**What you are asked to do**
Your job is to return the lines between the line holding "Reproduce this chart with Apache ECharts." and the line holding "const allData = [natural, lime2, lime4, lime6, lime8];", inclusive, exactly and with no pictures.

>> begin Extracted information

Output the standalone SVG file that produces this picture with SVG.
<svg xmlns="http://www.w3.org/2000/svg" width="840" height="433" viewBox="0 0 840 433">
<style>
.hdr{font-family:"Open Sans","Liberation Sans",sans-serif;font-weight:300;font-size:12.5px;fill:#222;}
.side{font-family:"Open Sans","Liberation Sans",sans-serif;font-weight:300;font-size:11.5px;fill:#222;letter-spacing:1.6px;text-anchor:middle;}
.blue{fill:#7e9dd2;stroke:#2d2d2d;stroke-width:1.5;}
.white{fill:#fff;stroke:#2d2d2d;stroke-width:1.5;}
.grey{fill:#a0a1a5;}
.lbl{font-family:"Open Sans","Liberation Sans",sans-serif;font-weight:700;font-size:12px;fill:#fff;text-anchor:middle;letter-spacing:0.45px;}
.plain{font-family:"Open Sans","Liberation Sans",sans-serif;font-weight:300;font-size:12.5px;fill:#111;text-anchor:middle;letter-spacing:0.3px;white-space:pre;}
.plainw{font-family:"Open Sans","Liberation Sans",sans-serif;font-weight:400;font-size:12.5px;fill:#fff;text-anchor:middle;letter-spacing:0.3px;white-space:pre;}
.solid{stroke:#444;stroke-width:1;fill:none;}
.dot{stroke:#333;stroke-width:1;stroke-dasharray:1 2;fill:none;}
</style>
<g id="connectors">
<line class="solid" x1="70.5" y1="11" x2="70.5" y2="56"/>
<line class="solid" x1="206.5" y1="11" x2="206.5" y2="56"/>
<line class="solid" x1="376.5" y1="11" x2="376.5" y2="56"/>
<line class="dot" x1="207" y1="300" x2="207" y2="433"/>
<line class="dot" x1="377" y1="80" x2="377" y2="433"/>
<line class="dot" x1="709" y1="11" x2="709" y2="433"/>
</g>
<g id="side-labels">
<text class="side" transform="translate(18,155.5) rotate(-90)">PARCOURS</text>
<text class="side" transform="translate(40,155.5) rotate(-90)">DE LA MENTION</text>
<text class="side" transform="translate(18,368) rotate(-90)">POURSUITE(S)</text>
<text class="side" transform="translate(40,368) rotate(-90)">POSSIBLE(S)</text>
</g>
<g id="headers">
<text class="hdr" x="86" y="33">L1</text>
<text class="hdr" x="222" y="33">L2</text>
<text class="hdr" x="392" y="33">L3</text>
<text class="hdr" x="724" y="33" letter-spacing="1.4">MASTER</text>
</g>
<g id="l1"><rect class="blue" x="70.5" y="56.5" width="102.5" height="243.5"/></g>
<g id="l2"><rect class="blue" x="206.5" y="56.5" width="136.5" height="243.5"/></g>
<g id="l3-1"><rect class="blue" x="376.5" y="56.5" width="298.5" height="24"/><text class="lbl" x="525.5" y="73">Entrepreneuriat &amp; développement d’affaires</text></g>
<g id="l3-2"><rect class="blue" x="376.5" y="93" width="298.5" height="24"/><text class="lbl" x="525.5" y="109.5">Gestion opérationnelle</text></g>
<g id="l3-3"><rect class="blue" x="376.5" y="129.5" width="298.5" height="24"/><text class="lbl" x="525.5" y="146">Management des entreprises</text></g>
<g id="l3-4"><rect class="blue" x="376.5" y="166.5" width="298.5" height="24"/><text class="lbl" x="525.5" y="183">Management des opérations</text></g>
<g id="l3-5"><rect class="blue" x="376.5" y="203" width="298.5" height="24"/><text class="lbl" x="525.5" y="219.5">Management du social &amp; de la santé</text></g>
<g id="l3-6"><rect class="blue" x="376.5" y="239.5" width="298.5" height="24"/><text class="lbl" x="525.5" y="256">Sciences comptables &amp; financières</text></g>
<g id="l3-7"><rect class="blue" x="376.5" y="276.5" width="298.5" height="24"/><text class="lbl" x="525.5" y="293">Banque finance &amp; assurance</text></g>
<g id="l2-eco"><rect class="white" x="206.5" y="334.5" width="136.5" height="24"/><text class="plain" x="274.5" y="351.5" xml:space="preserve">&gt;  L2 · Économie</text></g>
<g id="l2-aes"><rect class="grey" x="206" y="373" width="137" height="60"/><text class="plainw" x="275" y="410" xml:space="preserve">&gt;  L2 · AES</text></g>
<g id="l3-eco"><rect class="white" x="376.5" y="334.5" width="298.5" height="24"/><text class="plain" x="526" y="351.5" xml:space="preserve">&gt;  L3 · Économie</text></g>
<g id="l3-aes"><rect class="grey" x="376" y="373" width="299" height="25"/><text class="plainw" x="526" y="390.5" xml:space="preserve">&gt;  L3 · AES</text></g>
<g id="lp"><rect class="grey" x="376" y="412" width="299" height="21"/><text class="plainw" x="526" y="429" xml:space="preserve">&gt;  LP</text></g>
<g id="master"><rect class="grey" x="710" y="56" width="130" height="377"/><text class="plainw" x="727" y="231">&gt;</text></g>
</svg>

>> end Extracted information
>> begin Extracted information

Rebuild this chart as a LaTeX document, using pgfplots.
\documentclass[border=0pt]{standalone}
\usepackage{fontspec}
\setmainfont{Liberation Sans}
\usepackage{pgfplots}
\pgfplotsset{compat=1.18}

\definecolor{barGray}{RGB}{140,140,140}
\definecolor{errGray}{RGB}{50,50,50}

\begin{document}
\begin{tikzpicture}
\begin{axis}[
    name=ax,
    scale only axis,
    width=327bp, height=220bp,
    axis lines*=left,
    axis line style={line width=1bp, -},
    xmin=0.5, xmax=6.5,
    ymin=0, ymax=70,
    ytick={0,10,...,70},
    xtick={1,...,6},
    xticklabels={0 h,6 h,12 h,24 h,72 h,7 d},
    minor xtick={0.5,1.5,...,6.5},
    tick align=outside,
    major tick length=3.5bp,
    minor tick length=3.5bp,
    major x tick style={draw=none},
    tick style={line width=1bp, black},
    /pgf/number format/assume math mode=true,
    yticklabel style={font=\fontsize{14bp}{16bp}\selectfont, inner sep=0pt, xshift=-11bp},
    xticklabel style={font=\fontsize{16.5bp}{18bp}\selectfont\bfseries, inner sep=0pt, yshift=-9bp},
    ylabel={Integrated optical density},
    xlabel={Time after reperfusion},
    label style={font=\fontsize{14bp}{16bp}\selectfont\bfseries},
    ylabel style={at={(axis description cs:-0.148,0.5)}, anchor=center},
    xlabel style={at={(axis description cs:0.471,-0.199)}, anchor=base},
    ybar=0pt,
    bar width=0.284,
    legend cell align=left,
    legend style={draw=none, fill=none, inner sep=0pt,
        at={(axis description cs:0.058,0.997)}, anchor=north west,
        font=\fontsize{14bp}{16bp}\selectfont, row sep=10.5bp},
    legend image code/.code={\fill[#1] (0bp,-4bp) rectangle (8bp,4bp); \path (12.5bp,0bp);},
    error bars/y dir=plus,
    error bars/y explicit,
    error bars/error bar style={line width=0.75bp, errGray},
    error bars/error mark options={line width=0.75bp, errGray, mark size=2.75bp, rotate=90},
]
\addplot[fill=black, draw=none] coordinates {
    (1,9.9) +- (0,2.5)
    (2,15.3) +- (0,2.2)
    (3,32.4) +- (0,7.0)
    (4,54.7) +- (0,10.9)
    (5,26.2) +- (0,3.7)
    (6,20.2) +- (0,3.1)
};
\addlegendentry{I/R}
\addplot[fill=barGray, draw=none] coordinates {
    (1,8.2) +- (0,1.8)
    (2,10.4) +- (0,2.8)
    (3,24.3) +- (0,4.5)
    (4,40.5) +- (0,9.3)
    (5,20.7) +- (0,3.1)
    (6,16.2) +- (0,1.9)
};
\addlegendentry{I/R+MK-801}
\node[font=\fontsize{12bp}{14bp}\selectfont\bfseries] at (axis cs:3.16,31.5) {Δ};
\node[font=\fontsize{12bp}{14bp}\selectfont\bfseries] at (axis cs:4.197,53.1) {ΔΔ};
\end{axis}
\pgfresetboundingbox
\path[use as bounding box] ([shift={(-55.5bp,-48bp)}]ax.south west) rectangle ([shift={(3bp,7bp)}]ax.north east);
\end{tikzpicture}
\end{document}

>> end Extracted information
>> begin Extracted information

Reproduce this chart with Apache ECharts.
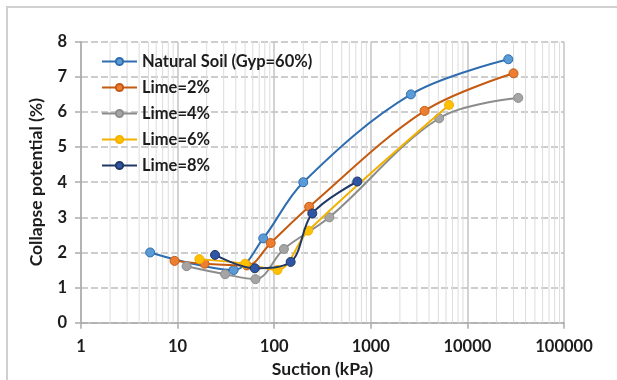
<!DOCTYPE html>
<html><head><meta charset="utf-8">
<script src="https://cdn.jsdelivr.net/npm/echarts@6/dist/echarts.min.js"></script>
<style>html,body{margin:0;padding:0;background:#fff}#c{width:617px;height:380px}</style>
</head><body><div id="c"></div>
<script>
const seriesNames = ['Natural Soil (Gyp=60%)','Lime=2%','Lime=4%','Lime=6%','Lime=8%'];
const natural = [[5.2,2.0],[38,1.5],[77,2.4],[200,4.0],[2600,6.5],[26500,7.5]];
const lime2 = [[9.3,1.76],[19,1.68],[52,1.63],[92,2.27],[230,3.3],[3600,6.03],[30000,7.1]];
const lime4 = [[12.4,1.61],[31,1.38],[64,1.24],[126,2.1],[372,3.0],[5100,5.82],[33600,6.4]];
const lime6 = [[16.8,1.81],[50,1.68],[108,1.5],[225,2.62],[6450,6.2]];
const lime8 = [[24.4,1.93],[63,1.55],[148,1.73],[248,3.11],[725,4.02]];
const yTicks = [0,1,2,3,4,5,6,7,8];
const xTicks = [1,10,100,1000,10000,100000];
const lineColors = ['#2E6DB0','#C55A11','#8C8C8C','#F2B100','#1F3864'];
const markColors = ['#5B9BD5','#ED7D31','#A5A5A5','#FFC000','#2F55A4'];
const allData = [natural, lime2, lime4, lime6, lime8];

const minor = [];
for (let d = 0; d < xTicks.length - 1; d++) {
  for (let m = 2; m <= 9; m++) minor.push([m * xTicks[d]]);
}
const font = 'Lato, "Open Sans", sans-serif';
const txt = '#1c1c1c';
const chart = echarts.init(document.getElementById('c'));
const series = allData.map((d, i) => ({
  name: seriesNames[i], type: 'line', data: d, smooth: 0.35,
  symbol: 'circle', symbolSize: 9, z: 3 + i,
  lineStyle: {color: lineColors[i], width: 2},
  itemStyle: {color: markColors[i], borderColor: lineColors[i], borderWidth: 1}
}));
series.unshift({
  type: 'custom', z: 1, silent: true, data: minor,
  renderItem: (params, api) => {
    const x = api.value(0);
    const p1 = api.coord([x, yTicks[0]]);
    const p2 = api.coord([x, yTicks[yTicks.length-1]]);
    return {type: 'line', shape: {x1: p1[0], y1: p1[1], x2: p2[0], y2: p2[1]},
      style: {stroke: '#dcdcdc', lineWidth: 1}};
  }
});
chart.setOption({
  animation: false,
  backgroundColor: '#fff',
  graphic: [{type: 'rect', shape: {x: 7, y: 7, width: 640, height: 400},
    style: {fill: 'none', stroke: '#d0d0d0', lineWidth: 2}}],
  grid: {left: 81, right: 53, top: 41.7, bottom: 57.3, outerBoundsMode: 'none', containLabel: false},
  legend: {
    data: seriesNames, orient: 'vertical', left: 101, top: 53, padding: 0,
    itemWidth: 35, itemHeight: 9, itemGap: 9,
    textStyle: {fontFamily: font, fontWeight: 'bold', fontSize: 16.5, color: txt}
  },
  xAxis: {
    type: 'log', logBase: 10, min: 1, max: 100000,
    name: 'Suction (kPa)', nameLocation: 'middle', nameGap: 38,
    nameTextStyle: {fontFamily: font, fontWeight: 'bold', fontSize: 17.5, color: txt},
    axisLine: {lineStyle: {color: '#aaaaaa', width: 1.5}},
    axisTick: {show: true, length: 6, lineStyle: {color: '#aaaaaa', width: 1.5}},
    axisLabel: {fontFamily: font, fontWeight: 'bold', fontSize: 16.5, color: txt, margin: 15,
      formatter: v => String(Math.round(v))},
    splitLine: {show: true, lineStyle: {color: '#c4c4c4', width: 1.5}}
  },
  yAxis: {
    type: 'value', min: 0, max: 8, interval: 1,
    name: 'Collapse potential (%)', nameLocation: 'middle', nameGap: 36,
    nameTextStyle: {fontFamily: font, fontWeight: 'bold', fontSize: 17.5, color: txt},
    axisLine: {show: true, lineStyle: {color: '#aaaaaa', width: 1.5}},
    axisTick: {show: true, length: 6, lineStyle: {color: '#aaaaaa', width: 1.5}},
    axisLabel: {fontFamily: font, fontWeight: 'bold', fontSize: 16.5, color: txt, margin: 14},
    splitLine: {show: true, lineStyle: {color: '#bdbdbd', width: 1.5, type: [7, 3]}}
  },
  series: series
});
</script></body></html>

>> end Extracted information

**Exercise answer**
Reproduce this chart with Apache ECharts.
<!DOCTYPE html>
<html><head><meta charset="utf-8">
<script src="https://cdn.jsdelivr.net/npm/echarts@6/dist/echarts.min.js"></script>
<style>html,body{margin:0;padding:0;background:#fff}#c{width:617px;height:380px}</style>
</head><body><div id="c"></div>
<script>
const seriesNames = ['Natural Soil (Gyp=60%)','Lime=2%','Lime=4%','Lime=6%','Lime=8%'];
const natural = [[5.2,2.0],[38,1.5],[77,2.4],[200,4.0],[2600,6.5],[26500,7.5]];
const lime2 = [[9.3,1.76],[19,1.68],[52,1.63],[92,2.27],[230,3.3],[3600,6.03],[30000,7.1]];
const lime4 = [[12.4,1.61],[31,1.38],[64,1.24],[126,2.1],[372,3.0],[5100,5.82],[33600,6.4]];
const lime6 = [[16.8,1.81],[50,1.68],[108,1.5],[225,2.62],[6450,6.2]];
const lime8 = [[24.4,1.93],[63,1.55],[148,1.73],[248,3.11],[725,4.02]];
const yTicks = [0,1,2,3,4,5,6,7,8];
const xTicks = [1,10,100,1000,10000,100000];
const lineColors = ['#2E6DB0','#C55A11','#8C8C8C','#F2B100','#1F3864'];
const markColors = ['#5B9BD5','#ED7D31','#A5A5A5','#FFC000','#2F55A4'];
const allData = [natural, lime2, lime4, lime6, lime8];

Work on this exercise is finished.